**** Available records ****

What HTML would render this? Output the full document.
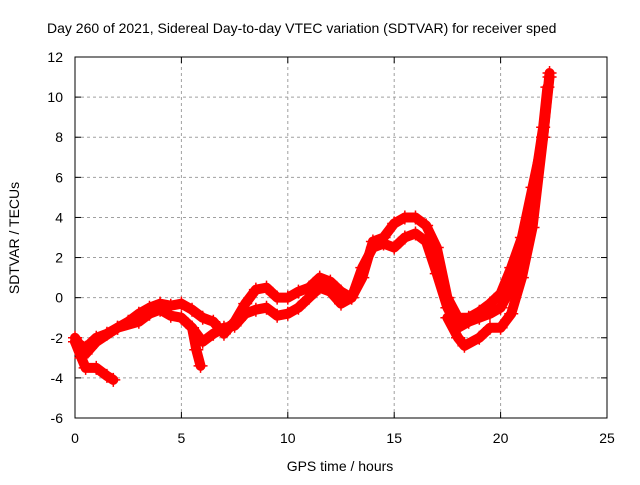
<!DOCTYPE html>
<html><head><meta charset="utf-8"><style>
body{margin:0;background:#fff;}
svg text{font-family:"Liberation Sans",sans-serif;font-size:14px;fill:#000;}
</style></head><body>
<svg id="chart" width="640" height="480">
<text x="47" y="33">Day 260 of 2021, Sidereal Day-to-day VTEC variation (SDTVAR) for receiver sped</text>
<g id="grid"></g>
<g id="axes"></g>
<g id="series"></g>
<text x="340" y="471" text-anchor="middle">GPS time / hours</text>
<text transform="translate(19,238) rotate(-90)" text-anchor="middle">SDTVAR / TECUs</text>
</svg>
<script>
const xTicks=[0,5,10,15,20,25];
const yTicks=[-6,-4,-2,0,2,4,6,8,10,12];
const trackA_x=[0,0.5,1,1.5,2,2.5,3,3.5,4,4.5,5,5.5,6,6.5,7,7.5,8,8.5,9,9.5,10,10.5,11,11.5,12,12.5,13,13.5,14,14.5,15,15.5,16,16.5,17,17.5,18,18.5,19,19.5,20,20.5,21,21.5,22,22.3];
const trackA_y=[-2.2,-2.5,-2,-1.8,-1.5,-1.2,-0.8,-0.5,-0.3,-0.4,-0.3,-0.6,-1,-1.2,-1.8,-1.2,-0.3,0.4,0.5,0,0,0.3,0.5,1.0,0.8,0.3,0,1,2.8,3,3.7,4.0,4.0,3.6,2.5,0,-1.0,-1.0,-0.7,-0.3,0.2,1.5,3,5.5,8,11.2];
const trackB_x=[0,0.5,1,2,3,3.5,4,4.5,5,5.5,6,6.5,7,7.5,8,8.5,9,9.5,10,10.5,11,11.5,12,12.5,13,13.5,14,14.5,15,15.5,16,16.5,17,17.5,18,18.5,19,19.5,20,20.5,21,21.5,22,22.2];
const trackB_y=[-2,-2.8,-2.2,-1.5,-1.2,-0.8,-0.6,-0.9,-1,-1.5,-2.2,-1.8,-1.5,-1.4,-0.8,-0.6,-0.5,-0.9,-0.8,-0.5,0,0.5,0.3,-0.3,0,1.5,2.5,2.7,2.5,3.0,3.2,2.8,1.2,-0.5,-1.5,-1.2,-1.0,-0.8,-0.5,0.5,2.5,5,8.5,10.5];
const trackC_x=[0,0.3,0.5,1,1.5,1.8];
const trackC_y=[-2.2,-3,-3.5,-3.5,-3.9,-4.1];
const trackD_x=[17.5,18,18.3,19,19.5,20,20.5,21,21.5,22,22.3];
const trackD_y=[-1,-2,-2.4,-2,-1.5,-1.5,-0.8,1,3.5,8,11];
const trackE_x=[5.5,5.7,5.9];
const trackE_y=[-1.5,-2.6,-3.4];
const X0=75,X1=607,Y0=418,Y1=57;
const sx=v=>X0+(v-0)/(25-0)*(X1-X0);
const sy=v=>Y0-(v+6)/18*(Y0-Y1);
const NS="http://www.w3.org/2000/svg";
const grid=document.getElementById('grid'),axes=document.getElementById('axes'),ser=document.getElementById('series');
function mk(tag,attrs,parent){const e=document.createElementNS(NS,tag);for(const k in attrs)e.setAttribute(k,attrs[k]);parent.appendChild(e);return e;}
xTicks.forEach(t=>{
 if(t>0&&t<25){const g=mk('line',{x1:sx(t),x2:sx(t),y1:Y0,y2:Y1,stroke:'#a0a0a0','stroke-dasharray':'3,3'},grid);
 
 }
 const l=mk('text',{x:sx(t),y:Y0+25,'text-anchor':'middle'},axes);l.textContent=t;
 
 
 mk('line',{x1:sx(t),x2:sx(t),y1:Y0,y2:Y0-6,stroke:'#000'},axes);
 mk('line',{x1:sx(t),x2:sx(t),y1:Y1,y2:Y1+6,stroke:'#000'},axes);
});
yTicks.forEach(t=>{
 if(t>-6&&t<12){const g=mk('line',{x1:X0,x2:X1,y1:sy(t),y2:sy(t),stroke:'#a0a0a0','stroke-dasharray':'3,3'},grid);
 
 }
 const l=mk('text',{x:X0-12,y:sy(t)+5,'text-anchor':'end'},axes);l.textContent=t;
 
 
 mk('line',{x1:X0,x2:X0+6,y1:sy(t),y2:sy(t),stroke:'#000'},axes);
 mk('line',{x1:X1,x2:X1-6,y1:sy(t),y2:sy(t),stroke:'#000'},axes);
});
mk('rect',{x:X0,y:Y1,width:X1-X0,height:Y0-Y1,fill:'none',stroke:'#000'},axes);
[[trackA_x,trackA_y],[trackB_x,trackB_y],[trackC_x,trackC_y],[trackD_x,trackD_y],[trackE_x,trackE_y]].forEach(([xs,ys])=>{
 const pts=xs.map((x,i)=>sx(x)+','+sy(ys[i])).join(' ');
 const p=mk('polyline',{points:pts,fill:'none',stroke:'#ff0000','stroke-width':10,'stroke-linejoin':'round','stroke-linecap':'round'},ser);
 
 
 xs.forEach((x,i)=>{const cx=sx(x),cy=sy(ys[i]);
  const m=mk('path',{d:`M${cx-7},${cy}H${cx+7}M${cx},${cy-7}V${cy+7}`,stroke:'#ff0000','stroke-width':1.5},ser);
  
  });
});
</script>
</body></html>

****
**** Available records ****

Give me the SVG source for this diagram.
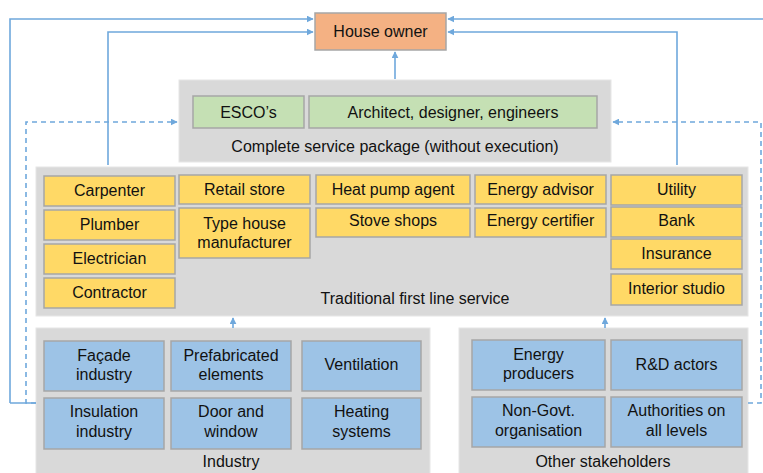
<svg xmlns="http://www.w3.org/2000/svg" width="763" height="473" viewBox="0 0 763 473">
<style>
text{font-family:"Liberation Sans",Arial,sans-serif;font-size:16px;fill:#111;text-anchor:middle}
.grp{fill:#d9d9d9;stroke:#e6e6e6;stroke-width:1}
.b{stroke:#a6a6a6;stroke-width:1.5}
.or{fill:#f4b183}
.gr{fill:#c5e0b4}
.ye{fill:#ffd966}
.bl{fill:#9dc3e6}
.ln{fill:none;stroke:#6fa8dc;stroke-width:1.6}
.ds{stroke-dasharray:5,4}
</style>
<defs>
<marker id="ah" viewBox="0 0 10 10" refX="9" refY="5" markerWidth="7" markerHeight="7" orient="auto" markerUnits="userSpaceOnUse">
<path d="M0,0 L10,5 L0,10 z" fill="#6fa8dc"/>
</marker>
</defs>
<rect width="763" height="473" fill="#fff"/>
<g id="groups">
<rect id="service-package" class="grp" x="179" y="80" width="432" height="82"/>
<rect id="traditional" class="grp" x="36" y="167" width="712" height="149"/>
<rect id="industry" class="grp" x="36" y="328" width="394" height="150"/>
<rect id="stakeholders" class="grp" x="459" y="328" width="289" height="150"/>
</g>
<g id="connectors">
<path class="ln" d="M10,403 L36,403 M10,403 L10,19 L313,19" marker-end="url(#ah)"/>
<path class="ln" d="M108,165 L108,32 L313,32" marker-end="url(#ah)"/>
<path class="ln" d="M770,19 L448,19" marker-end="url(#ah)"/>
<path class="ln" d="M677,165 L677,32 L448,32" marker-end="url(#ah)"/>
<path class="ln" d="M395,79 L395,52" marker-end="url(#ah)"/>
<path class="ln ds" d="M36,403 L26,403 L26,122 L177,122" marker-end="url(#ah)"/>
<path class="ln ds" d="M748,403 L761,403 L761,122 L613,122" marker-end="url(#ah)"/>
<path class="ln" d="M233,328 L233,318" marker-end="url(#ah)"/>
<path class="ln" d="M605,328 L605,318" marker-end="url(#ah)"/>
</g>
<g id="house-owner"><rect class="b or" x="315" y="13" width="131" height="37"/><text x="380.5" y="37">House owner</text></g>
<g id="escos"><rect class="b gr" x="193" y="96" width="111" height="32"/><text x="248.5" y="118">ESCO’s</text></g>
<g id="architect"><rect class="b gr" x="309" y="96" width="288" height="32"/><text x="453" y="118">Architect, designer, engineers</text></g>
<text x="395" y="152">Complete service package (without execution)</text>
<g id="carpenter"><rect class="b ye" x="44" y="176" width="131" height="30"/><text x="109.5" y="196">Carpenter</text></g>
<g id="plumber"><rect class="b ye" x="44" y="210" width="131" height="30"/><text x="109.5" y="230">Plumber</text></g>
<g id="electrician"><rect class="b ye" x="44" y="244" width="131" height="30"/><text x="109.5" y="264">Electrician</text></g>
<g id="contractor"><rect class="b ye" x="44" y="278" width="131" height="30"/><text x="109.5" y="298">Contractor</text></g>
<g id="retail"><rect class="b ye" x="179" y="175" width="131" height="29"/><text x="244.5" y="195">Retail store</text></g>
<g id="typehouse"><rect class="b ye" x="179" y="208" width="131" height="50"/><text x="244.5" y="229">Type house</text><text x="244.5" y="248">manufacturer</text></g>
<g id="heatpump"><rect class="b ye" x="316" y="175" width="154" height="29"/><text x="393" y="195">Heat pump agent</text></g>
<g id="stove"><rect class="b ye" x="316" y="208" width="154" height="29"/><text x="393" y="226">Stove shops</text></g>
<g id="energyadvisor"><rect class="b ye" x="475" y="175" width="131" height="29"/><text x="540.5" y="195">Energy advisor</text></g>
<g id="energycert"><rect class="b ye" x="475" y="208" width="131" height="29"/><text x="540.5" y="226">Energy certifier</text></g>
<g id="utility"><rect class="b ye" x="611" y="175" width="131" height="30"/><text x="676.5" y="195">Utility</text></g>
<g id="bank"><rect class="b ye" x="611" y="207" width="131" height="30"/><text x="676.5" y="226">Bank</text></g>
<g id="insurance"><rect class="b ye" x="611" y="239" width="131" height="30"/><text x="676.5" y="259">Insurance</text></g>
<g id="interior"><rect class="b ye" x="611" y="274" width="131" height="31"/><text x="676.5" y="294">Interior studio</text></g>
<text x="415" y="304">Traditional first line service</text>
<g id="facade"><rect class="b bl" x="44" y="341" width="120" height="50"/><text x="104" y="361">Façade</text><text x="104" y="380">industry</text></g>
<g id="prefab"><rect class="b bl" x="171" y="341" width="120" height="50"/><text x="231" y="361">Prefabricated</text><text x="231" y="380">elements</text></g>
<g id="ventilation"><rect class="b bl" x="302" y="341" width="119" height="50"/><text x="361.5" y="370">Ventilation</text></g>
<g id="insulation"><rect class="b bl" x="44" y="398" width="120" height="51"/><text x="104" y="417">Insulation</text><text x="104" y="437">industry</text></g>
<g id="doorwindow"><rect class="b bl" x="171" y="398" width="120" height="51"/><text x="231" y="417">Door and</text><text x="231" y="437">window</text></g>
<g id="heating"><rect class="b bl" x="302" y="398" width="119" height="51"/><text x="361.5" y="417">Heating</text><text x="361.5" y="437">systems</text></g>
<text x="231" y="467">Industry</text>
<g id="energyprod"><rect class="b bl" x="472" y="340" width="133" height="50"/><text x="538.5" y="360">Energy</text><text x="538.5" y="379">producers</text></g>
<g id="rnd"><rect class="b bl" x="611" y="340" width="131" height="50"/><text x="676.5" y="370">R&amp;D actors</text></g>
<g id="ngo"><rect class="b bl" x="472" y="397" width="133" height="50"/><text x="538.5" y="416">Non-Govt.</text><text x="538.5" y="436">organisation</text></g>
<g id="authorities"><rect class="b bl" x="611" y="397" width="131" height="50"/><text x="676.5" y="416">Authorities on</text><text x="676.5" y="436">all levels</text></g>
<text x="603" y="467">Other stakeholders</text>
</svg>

****
**** Available records ****

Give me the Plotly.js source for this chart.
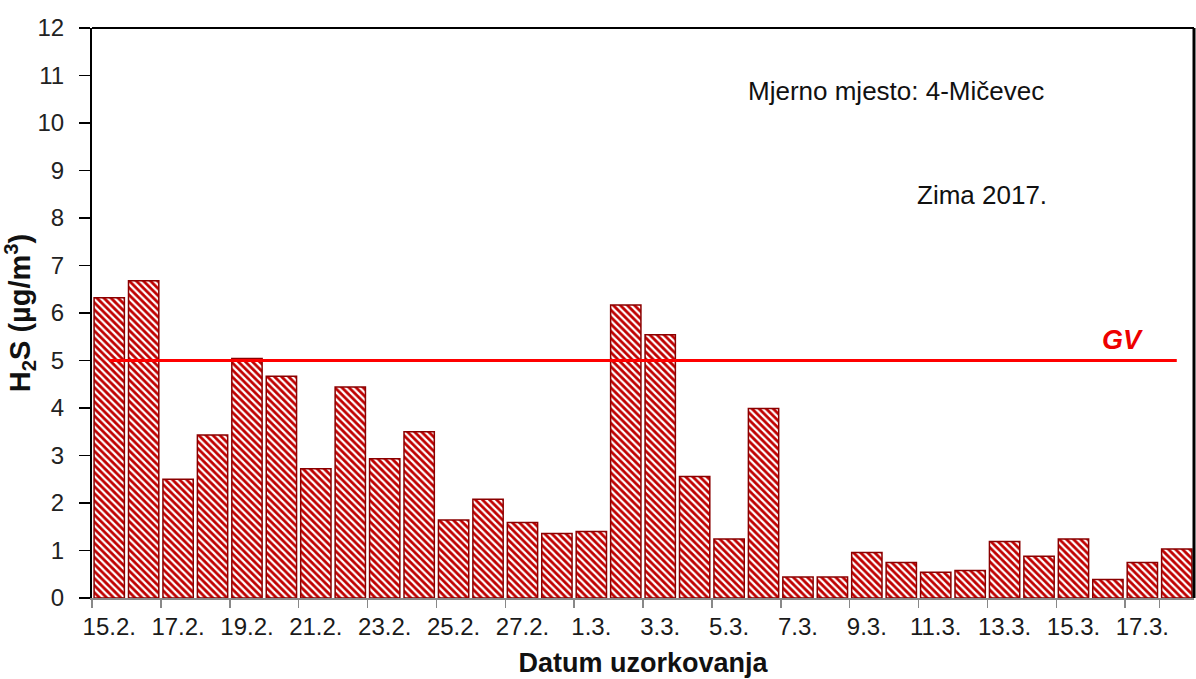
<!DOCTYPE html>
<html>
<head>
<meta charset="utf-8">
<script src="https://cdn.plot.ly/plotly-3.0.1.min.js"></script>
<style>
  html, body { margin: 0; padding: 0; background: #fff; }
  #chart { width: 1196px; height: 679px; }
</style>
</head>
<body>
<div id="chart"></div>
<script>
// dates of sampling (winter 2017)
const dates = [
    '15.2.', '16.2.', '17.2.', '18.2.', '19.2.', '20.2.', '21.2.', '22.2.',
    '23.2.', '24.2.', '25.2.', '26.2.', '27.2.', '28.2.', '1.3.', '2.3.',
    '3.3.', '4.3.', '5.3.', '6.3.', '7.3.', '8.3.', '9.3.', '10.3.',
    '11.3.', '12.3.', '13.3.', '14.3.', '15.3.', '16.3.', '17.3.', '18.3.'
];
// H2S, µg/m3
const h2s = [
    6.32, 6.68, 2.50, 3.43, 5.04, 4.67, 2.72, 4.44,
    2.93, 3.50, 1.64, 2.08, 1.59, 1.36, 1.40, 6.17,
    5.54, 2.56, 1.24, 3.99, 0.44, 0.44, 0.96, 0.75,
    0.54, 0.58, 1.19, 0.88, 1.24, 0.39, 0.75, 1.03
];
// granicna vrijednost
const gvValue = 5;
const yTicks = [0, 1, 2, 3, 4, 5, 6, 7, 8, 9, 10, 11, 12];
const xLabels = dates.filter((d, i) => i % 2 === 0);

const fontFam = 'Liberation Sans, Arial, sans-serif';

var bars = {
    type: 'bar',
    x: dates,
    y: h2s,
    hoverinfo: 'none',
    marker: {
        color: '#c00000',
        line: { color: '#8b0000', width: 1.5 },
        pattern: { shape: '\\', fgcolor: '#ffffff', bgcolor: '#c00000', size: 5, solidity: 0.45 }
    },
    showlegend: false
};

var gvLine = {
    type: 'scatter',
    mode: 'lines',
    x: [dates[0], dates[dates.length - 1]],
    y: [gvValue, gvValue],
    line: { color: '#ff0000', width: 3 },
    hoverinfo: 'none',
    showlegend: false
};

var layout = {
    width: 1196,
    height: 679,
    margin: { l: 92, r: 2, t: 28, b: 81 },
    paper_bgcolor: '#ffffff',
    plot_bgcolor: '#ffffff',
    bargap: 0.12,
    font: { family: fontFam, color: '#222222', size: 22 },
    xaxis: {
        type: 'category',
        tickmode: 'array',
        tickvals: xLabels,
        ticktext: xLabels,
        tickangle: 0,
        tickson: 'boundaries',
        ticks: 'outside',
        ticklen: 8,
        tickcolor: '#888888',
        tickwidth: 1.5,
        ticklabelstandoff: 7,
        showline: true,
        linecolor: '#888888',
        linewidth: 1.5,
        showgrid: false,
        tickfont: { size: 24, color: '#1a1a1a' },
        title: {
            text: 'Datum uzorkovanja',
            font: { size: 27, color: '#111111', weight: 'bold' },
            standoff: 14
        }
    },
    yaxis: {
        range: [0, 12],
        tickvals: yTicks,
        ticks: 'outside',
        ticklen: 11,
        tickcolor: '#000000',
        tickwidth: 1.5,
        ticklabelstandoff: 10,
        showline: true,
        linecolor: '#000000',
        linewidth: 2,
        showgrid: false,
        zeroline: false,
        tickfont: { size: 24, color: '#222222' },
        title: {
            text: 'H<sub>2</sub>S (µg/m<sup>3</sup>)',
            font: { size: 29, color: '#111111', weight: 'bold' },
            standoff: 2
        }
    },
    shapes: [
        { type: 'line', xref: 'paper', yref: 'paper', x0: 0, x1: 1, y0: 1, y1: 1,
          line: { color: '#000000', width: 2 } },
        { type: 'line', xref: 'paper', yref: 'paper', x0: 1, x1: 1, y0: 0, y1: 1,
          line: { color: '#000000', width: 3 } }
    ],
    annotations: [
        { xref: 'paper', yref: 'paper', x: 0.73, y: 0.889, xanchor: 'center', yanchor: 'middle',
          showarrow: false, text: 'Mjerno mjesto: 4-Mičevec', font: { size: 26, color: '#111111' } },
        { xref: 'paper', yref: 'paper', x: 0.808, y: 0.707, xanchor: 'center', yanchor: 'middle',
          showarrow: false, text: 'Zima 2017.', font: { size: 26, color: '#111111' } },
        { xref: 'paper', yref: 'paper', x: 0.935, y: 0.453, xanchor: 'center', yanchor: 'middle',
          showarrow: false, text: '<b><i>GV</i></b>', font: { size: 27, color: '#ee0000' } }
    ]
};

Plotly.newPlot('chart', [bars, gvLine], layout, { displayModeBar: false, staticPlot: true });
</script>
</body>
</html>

****

• Written request: Using the records above, find and show each line with the string "Give".

• The response:
Give me the SVG source for this diagram.
Give me the Plotly.js source for this chart.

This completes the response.